Revenue brings much needed stability and cash flow that fledgling startups need to grow. It’s also a great indicator of performance and enterprise value in the event of an exit. There are very few businesses that raise capital, even in the US, who focus specifically on scaling users rather than revenue. Facebook, Instagram, Snapchat and a few others are the anomalies and that’s why they are covered in the news and showcased in the limelight. There are thousands of companies that are funded every day with a viable business model in place, and often generating significant revenues. Even with these companies, the requirement of funding is great. For us in MENA, we are constrained by the lack of capital and the limited exit opportunities.
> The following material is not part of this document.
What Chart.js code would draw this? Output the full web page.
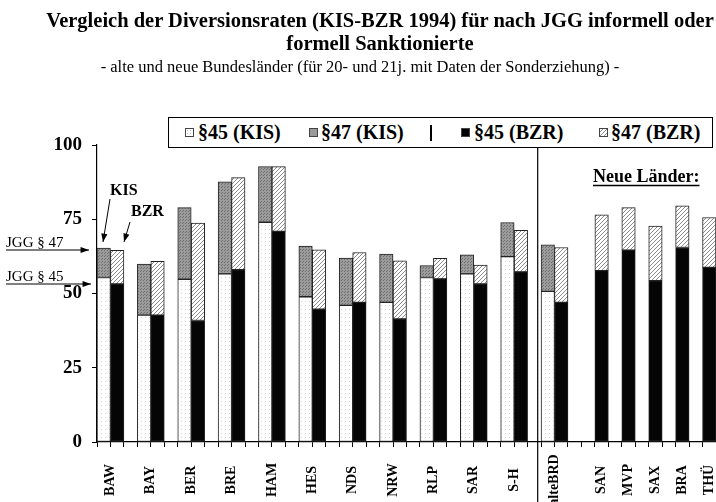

So as investors we look at businesses that have scalable ways of making money rather than focusing purely on growing the user base. Both should go hand in hand. Create a prototype. Gain traction. Find a revenue stream. Prove the business model works. Scale users accordingly.
I recently read an article on Skype founder, Niklas Zennstrom, who talks about exactly this subject: monetisation before scale. Skype had a business model before it grew it’s users, which is one of the reasons for its huge success.